At the age of 7, Haque moved to Brahmanbaria with his father, who had a business there. Haque enrolled at the Jamia Islamia Yunusia, where he spent four years studying under Shamsul Haque Faridpuri, Hafezzi Huzur and Abdul Wahhab Pirji, who his father had close connections with. His father placed Haque under the care of Faridpuri. In 1931, he followed Faridpuri to the newly established Ashraful Uloom Madrasa in Bara Katara, Dhaka where he studied for twelve years. From 1940 to 1941, Haque studied books such as Tafsir al-Baydawi, Jami' al-Tirmidhi and Sahih al-Bukhari under Zafar Ahmad Usmani. Haque had completed his Master of Arts in Hadith studies in Ashraful Uloom.

He travelled to North India in 1943 for further Islamic studies. He started off at the Jamiah Islamiah Talimuddin in Dabhel near Surat, Gujarat where he studied under Shabbir Ahmad Usmani. Finally he went to Darul Uloom Deoband in Saharanpur where he studied Tafsir, pursuing a degree from Muhammad Idris Kandhlawi. Haque was fluent in the Bengali, Urdu and Arabic languages.

==Career==
Haque began his career as a teacher in the Ashraful Uloom Madrasa in Bara Katara, Dhaka in 1946 and continued to 1952. He then taught Sahih al-Bukhari and other Islamic texts at the Jamia Qurania Arabia in Lalbagh Thana until 1985.

In 1978, he played a key role in establishing the Bangladesh Qawmi Madrasah Education Board, becoming its general secretary. In 1979, he taught Sahih al-Bukhari in the Department of Islamic Studies of University of Dhaka as a visiting professor and served there for three years.

In 1986, Haque established a Madrasah called Jamiah Muhammadia Arabia near Mohammadpur, Dhaka. In 1988, he purchased a piece of land near Saat Masjid in Mohammadpur and transferred the Jamiah Muhammadia Arabia there renaming it to Jamia Rahmania Arabia Dhaka. For a long tenure, he was the chief Sheikhul Hadith of this institution. He served as the principal of Jamia Shariyyah Malibagh, Dhaka.

===Political career===
He served as the Amir of the Islami Oikya Jote and Bangladesh Khelafat Majlish. He was present at the launch of Harkat-ul-Jihad al-Islami Bangladesh in the National Press Club of Bangladesh in 1992.
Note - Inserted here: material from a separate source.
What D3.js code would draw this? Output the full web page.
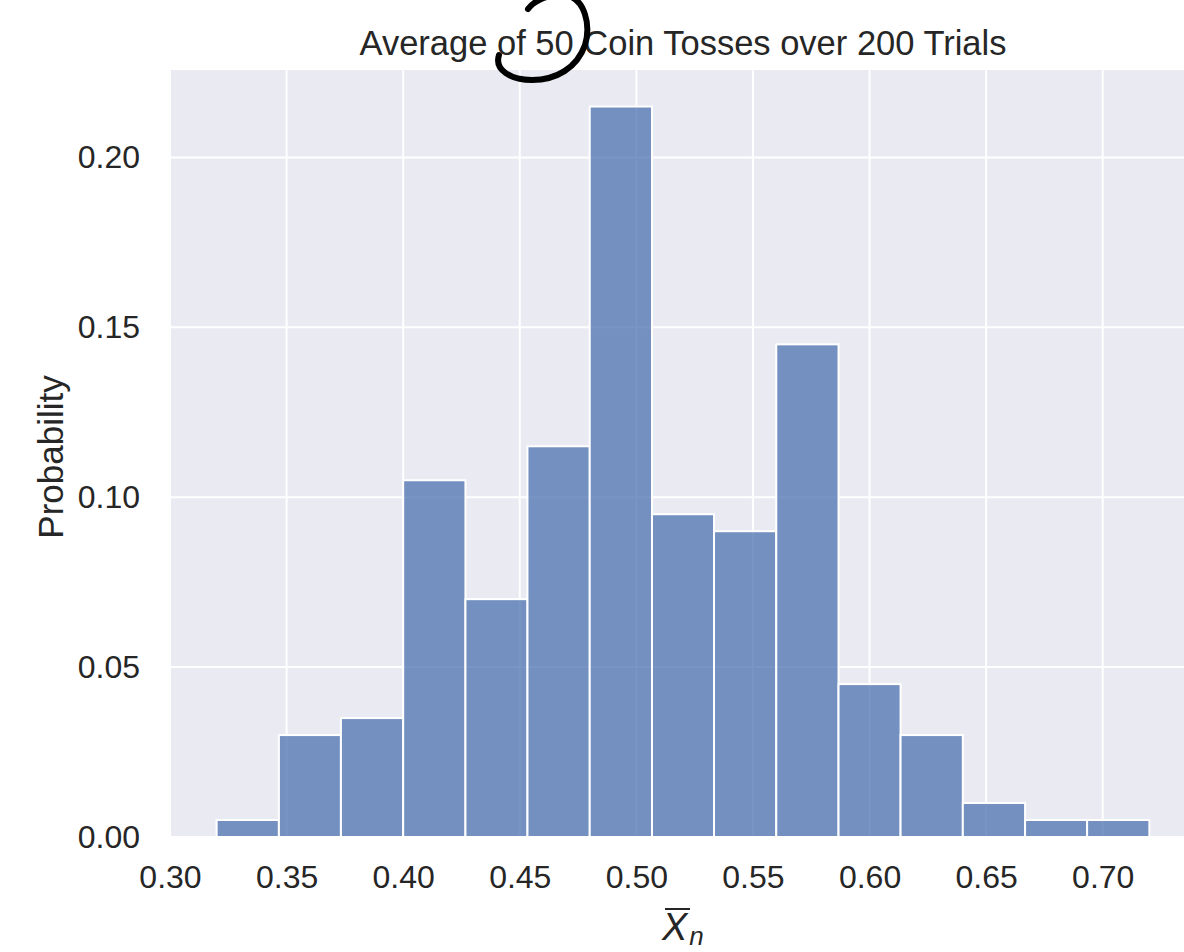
<!DOCTYPE html>
<html>
<head>
<meta charset="utf-8">
<script src="https://cdn.jsdelivr.net/npm/d3@7"></script>
<style>
  body { margin: 0; background: #fff; }
  text { font-family: "Liberation Sans", Arial, Helvetica, sans-serif; fill: #262626; }
</style>
</head>
<body>
<script>
(function() {

    // histogram data: bin edges and the probability of each bin
    var binEdges = [0.32, 0.3467, 0.3733, 0.40, 0.4267, 0.4533, 0.48, 0.5067,
                    0.5333, 0.56, 0.5867, 0.6133, 0.64, 0.6667, 0.6933, 0.72];
    var probs = [0.005, 0.030, 0.035, 0.105, 0.070, 0.115, 0.215, 0.095,
                 0.090, 0.145, 0.045, 0.030, 0.010, 0.005, 0.005];

    var xTicks = [0.30, 0.35, 0.40, 0.45, 0.50, 0.55, 0.60, 0.65, 0.70, 0.75];
    var yTicks = [0.00, 0.05, 0.10, 0.15, 0.20];

    var title = 'Average of 50 Coin Tosses over 200 Trials';

    var W = 1184, H = 952;
    var left = 170, right = 1196, top = 70, bottom = 837;

    var svg = d3.select('body').append('svg')
        .attr('width', W)
        .attr('height', H);

    var x = d3.scaleLinear().domain([0.30, 0.74]).range([left, right]);
    var y = d3.scaleLinear().domain([0, 0.22575]).range([bottom, top]);

    // axes background
    svg.append('rect')
        .attr('x', left).attr('y', top)
        .attr('width', right - left).attr('height', bottom - top)
        .attr('fill', '#EAEAF2');

    // grid lines
    var grid = svg.append('g');
    grid.selectAll('.vx').data(xTicks).enter().append('line')
        .attr('x1', function(d) { return x(d); })
        .attr('x2', function(d) { return x(d); })
        .attr('y1', top).attr('y2', bottom)
        .attr('stroke', '#fff').attr('stroke-width', 2);
    grid.selectAll('.hy').data(yTicks).enter().append('line')
        .attr('x1', left).attr('x2', right)
        .attr('y1', function(d) { return y(d); })
        .attr('y2', function(d) { return y(d); })
        .attr('stroke', '#fff').attr('stroke-width', 2);

    // bars
    svg.append('g').selectAll('rect')
        .data(probs)
        .enter().append('rect')
        .attr('x', function(d, i) { return x(binEdges[i]); })
        .attr('width', function(d, i) { return x(binEdges[i + 1]) - x(binEdges[i]); })
        .attr('y', function(d) { return y(d); })
        .attr('height', function(d) { return y(0) - y(d); })
        .attr('fill', '#4C72B0')
        .attr('fill-opacity', 0.75)
        .attr('stroke', '#fff')
        .attr('stroke-width', 2);

    // x axis
    var xAxis = svg.append('g')
        .attr('transform', 'translate(0,' + bottom + ')')
        .call(d3.axisBottom(x).tickValues(xTicks.slice(0, 9)).tickFormat(d3.format('.2f')).tickSize(0).tickPadding(28));
    xAxis.select('.domain').remove();
    xAxis.selectAll('text').style('font-size', '32px').attr('fill', '#262626');

    // y axis
    var yAxis = svg.append('g')
        .attr('transform', 'translate(' + left + ',0)')
        .call(d3.axisLeft(y).tickValues(yTicks).tickFormat(d3.format('.2f')).tickSize(0).tickPadding(30));
    yAxis.select('.domain').remove();
    yAxis.selectAll('text').style('font-size', '32px').attr('fill', '#262626');

    // title
    svg.append('text')
        .attr('x', 683).attr('y', 55)
        .attr('text-anchor', 'middle')
        .style('font-size', '34.5px')
        .text(title);

    // y label
    svg.append('text')
        .attr('transform', 'translate(63,457) rotate(-90)')
        .attr('text-anchor', 'middle')
        .style('font-size', '35px')
        .text('Probability');

    // x label: X-bar sub n
    var xl = svg.append('text')
        .attr('x', 662).attr('y', 940)
        .style('font-size', '38px')
        .style('font-style', 'italic');
    xl.append('tspan').text('X');
    xl.append('tspan').attr('dy', 5).attr('dx', 2).style('font-size', '26px').text('n');
    svg.append('line')
        .attr('x1', 665).attr('x2', 690)
        .attr('y1', 909).attr('y2', 909)
        .attr('stroke', '#262626').attr('stroke-width', 2);

    // hand-drawn scribble over the title
    svg.append('path')
        .attr('d', 'M528,9 C533,2 546,-6 565,-5 C585,-2 591,25 585,45 C577,68 556,80 532,80 C511,80 494,70 499,55')
        .attr('fill', 'none')
        .attr('stroke', '#000')
        .attr('stroke-width', 6)
        .attr('stroke-linecap', 'round');

})();
</script>
</body>
</html>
As a result of the 1992 Demolition of the Babri Masjid in Ayodhya, India, Azizul Haque led the Khelafat Majlis in a march from Dhaka to Ayodhya on 2 January 1993, demanding its restoration. They reached the border near Khulna, where the Government of Bangladesh blocked off the boundaries and suppressed the march. In the same year, Azizul Haque declared on behalf of the Majlis that India's prime minister Narasimha Rao should not visit India and gave orders to besiege the national airport. He was coincidentally arrested for this reason on 9 April 1993, though he was later released on 8 May 1993.
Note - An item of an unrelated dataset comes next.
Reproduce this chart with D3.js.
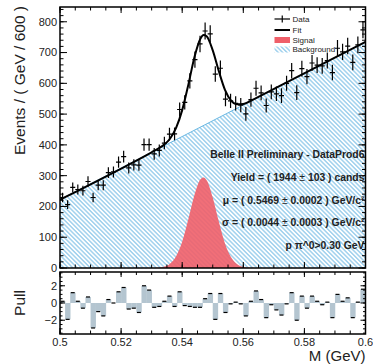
<!DOCTYPE html>
<html>
<head>
<meta charset="utf-8">
<script src="https://cdn.jsdelivr.net/npm/d3@7"></script>
<style>
  body { margin: 0; background: #fff; }
  svg { display: block; font-family: "Liberation Sans", Arial, sans-serif; }
</style>
</head>
<body>
<script>
// histogram: 60 bins between 0.5 and 0.6 GeV
const massRange = [0.5, 0.6];
const nBins = 60;
const counts = [229, 206, 262, 255, 251, 281, 229, 269, 269, 310,
                312, 344, 362, 325, 335, 334, 401, 401, 371, 382,
                406, 435, 436, 515, 538, 608, 677, 728, 770, 761,
                630, 649, 549, 543, 535, 529, 501, 547, 584, 569,
                528, 572, 566, 560, 600, 641, 570, 648, 622, 666,
                659, 657, 674, 635, 714, 702, 721, 668, 725, 774];
const pulls = [0.2, -1.9, 1.2, 0.2, -0.6, 0.7, -2.9, -1.0, -1.5, 0.4,
               0.0, 1.3, 1.8, -0.7, -0.6, -1.1, 2.0, 1.5, -0.5, -0.4,
               0.2, 0.8, -0.4, 1.3, -0.3, -0.4, -0.5, -0.5, 0.5, 1.1,
               -1.9, 1.1, -1.1, -0.1, 0.1, -0.1, -1.5, 0.2, 1.4, 0.4,
               -1.7, -0.2, -0.8, -1.4, -0.1, 1.2, -2.0, 0.8, -0.6, 0.8,
               0.2, -0.2, 0.1, -1.7, 1.0, 0.2, 0.6, -1.7, 0.1, 1.6];

// fit curve (signal + background)
const fitX = [0.5, 0.53, 0.532, 0.534, 0.536, 0.538, 0.540, 0.542, 0.544, 0.546, 0.547,
              0.548, 0.550, 0.552, 0.554, 0.556, 0.558, 0.560, 0.562, 0.564, 0.6];
const fitY = [222, 376, 387, 400, 420, 455, 513, 595, 685, 746, 757,
              753, 707, 639, 579, 544, 532, 533, 541, 551, 735];

// signal component
const sigX = [0.530, 0.532, 0.534, 0.536, 0.538, 0.540, 0.542, 0.544, 0.546, 0.547,
              0.548, 0.550, 0.552, 0.554, 0.556, 0.558, 0.560, 0.562, 0.564];
const sigY = [0.2, 1, 4, 14, 38, 86, 158, 237, 288, 294,
              285, 229, 150, 80, 35, 12, 3.5, 0.8, 0.2];

// background component (linear)
const bgX = [0.5, 0.6];
const bgY = [222, 735];

const yTicksMain = [0, 100, 200, 300, 400, 500, 600, 700, 800];
const xTicks = [0.5, 0.52, 0.54, 0.56, 0.58, 0.6];
const xTickLabels = ["0.5", "0.52", "0.54", "0.56", "0.58", "0.6"];
const pullTicks = [-2, 0, 2];
const pullTickLabels = ["\u22122", "0", "2"];

const legendItems = ["Data", "Fit", "Signal", "Background"];
const infoLines = [
    ["Belle II Preliminary - DataProd6"],
    ["Yield = ( 1944 ", "\u00b1", " 103 ) cands"],
    ["\u03bc = ( 0.5469 ", "\u00b1", " 0.0002 ) GeV/c\u00b2"],
    ["\u03c3 = ( 0.0044 ", "\u00b1", " 0.0003 ) GeV/c\u00b2"],
    ["p  \u03c0^0>0.30 GeV"]
];

const W = 373, H = 364;
const L = 60, R = 365.5;
const mainTop = 7, mainBot = 268;
const pullTop = 272, pullBot = 334;

const svg = d3.select("body").append("svg").attr("width", W).attr("height", H);

const x = d3.scaleLinear().domain(massRange).range([L, R]);
const y = d3.scaleLinear().domain([0, 848]).range([mainBot, mainTop]);
const yp = d3.scaleLinear().domain([-3.6, 3.6]).range([pullBot, pullTop]);

const binW = (massRange[1] - massRange[0]) / nBins;
const bins = counts.map((c, i) => ({
    lo: massRange[0] + i * binW,
    hi: massRange[0] + (i + 1) * binW,
    mid: massRange[0] + (i + 0.5) * binW,
    n: c,
    pull: pulls[i]
}));

const defs = svg.append("defs");
const hatch = defs.append("pattern")
    .attr("id", "hatch")
    .attr("patternUnits", "userSpaceOnUse")
    .attr("width", 3.1).attr("height", 3.1)
    .attr("patternTransform", "rotate(-45)");
hatch.append("rect").attr("width", 3.1).attr("height", 3.1).attr("fill", "#fff");
hatch.append("line")
    .attr("x1", 1.55).attr("y1", 0).attr("x2", 1.55).attr("y2", 3.1)
    .attr("stroke", "#5aafe0").attr("stroke-width", 0.85);

defs.append("clipPath").attr("id", "clipMain")
    .append("rect").attr("x", L).attr("y", mainTop).attr("width", R - L).attr("height", mainBot - mainTop);

// ---- main panel ----
const main = svg.append("g").attr("clip-path", "url(#clipMain)");

const bgPts = bgX.map((v, i) => [v, bgY[i]]);
main.append("path")
    .datum(bgPts)
    .attr("fill", "url(#hatch)")
    .attr("d", d3.area().x(d => x(d[0])).y0(y(0)).y1(d => y(d[1])));
main.append("path")
    .datum(bgPts)
    .attr("fill", "none")
    .attr("stroke", "#6bb8e3")
    .attr("stroke-width", 1)
    .attr("d", d3.line().x(d => x(d[0])).y(d => y(d[1])));

const sigPts = sigX.map((v, i) => [v, sigY[i]]);
main.append("path")
    .datum(sigPts)
    .attr("fill", "#ef5f69")
    .attr("fill-opacity", 0.9)
    .attr("d", d3.area().curve(d3.curveMonotoneX).x(d => x(d[0])).y0(y(0)).y1(d => y(d[1])));

const fitPts = fitX.map((v, i) => [v, fitY[i]]);
main.append("path")
    .datum(fitPts)
    .attr("fill", "none")
    .attr("stroke", "#000")
    .attr("stroke-width", 2)
    .attr("d", d3.line().curve(d3.curveMonotoneX).x(d => x(d[0])).y(d => y(d[1])));

const pts = main.append("g").attr("stroke", "#000").attr("stroke-width", 1.2);
pts.selectAll("line.h").data(bins).join("line")
    .attr("x1", d => x(d.lo)).attr("x2", d => x(d.hi))
    .attr("y1", d => y(d.n)).attr("y2", d => y(d.n));
pts.selectAll("line.v").data(bins).join("line")
    .attr("x1", d => x(d.mid)).attr("x2", d => x(d.mid))
    .attr("y1", d => y(d.n - Math.sqrt(d.n))).attr("y2", d => y(d.n + Math.sqrt(d.n)));

// ---- pull panel ----
const pullG = svg.append("g");
pullG.selectAll("rect").data(bins).join("rect")
    .attr("x", d => x(d.lo))
    .attr("width", d => x(d.hi) - x(d.lo) + 0.3)
    .attr("y", d => Math.min(yp(0), yp(d.pull)))
    .attr("height", d => Math.abs(yp(d.pull) - yp(0)))
    .attr("fill", "#b4c5d0");
pullG.selectAll("line").data(bins).join("line")
    .attr("x1", d => x(d.mid) - 2).attr("x2", d => x(d.mid) + 2)
    .attr("y1", d => yp(d.pull)).attr("y2", d => yp(d.pull))
    .attr("stroke", "#000").attr("stroke-width", 1.2);

// ---- axes (ROOT style, ticks inside) ----
const axes = svg.append("g").attr("stroke", "#000").attr("fill", "none");

function xTickMarks(yPos, dir, vals, len) {
    axes.append("g").selectAll("line").data(vals).join("line")
        .attr("x1", d => x(d)).attr("x2", d => x(d))
        .attr("y1", yPos).attr("y2", yPos + dir * len)
        .attr("stroke-width", 1);
}
function yTickMarks(scale, xPos, dir, vals, len) {
    axes.append("g").selectAll("line").data(vals).join("line")
        .attr("x1", xPos).attr("x2", xPos + dir * len)
        .attr("y1", d => scale(d)).attr("y2", d => scale(d))
        .attr("stroke-width", 1);
}

const xMinor = d3.range(0.5, 0.6001, 0.005);
const yMinor = d3.range(0, 848, 20);
const pMinor = d3.range(-3.5, 3.51, 0.5);

// main
yTickMarks(y, L, 1, yTicksMain, 7);
yTickMarks(y, L, 1, yMinor, 3.5);
yTickMarks(y, R, -1, yTicksMain, 7);
yTickMarks(y, R, -1, yMinor, 3.5);
xTickMarks(mainTop, 1, xTicks, 6);
xTickMarks(mainTop, 1, xMinor, 3.5);
xTickMarks(mainBot, -1, xTicks, 6);
xTickMarks(mainBot, -1, xMinor, 3.5);
// pull
yTickMarks(yp, L, 1, pullTicks, 5);
yTickMarks(yp, L, 1, pMinor, 2.5);
yTickMarks(yp, R, -1, pullTicks, 5);
yTickMarks(yp, R, -1, pMinor, 2.5);
xTickMarks(pullTop, 1, xTicks, 5);
xTickMarks(pullTop, 1, xMinor, 3);
xTickMarks(pullBot, -1, xTicks, 6);
xTickMarks(pullBot, -1, xMinor, 3.5);

axes.append("rect").attr("x", L).attr("y", mainTop).attr("width", R - L).attr("height", mainBot - mainTop)
    .attr("stroke-width", 1.5);
axes.append("rect").attr("x", L).attr("y", pullTop).attr("width", R - L).attr("height", pullBot - pullTop)
    .attr("stroke-width", 1.5);

// tick labels
const labels = svg.append("g").attr("font-size", 11).attr("fill", "#222");
labels.selectAll("text.ym").data(yTicksMain).join("text")
    .attr("x", L - 3).attr("y", d => y(d)).attr("dy", "0.35em")
    .attr("text-anchor", "end").text(d => d);
labels.selectAll("text.yp").data(pullTicks).join("text")
    .attr("x", L - 3).attr("y", d => yp(d)).attr("dy", "0.35em")
    .attr("text-anchor", "end").text((d, i) => pullTickLabels[i]);
labels.selectAll("text.x").data(xTicks).join("text")
    .attr("x", d => x(d)).attr("y", pullBot + 11.5)
    .attr("text-anchor", "middle").text((d, i) => xTickLabels[i]);

// axis titles
svg.append("text")
    .attr("transform", `translate(24.5,6) rotate(-90)`)
    .attr("text-anchor", "end")
    .attr("font-size", 15.5).attr("fill", "#222")
    .text("Events / ( GeV / 600 )");
svg.append("text")
    .attr("transform", `translate(24.5,${(pullTop + pullBot) / 2}) rotate(-90)`)
    .attr("text-anchor", "middle")
    .attr("font-size", 15.5).attr("fill", "#222")
    .text("Pull");
svg.append("text")
    .attr("x", R).attr("y", 361)
    .attr("text-anchor", "end")
    .attr("font-size", 15).attr("fill", "#222")
    .text("M (GeV)");

// legend
const leg = svg.append("g").attr("font-size", 8).attr("fill", "#222");
const legY = [19, 30, 40, 49.5];
const lx0 = 274.5, lx1 = 290;
leg.append("line").attr("x1", lx0).attr("x2", lx1).attr("y1", legY[0]).attr("y2", legY[0])
    .attr("stroke", "#000").attr("stroke-width", 1.2);
leg.append("line").attr("x1", (lx0 + lx1) / 2).attr("x2", (lx0 + lx1) / 2)
    .attr("y1", legY[0] - 3.5).attr("y2", legY[0] + 3.5)
    .attr("stroke", "#000").attr("stroke-width", 1.2);
leg.append("line").attr("x1", lx0).attr("x2", lx1).attr("y1", legY[1]).attr("y2", legY[1])
    .attr("stroke", "#000").attr("stroke-width", 2);
leg.append("rect").attr("x", lx0).attr("y", legY[2] - 3).attr("width", lx1 - lx0).attr("height", 6)
    .attr("fill", "#ef5f69");
leg.append("rect").attr("x", lx0).attr("y", legY[3] - 3).attr("width", lx1 - lx0).attr("height", 6)
    .attr("fill", "url(#hatch)");
leg.selectAll("text").data(legendItems).join("text")
    .attr("x", 292.5).attr("y", (d, i) => legY[i]).attr("dy", "0.35em")
    .text(d => d);

// info text block
const info = svg.append("g").attr("font-size", 10.4).attr("font-weight", "bold")
    .attr("fill", "#222").attr("text-anchor", "end");
const infoY = [157.5, 180.5, 203.5, 226, 248.5];
infoLines.forEach((parts, i) => {
    const t = info.append("text").attr("x", 364.5).attr("y", infoY[i]);
    parts.forEach(p => {
        const s = t.append("tspan").text(p);
        if (p === "\u00b1") s.attr("font-weight", "normal");
    });
});
</script>
</body>
</html>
He also served as the chairman of the Shari'ah Board of Al-Arafah Islami Bank Limited.

==Views==
In 2009, Azizul Haque and other Bengali Muslim scholars wrote a statement to the Prime Minister, Sheikh Hasina, condemning terrorism and militancy committed in the name of Islam.

==Works==
- Bengali translation and explanations of Sahih al-Bukhari.
- In student life, he wrote an Urdu explanation of Sahih al-Bukhari. This big book of 1800 pages was published from Pakistan by the name of Fazl al-Bari Sharh-e-Bukhari.
- Bengali translation of Masnavi-e-Rumi.
- Capitalism, Socialism and Islam
- Refutation of Kadianism
- Munajat-e-Maqbul including Masnun Dua (Translation).
- Struggle in the way of Truth (Lecture Collection).

==Death and legacy==
Azizul Haque died on 8 August 2012 at his home in Azimpur, Dhaka at the age of 94. He was survived by his wife, eight daughters and five sons. His son, Mamunul Haque, is a leader of Hefazat-e-Islam Bangladesh. Sheikh Hasina expressed shock and highlighted Haque's contributions to the Bangladeshi society. President Zillur Rahman and opposition leader Begum Khaleda Zia expressed condolences.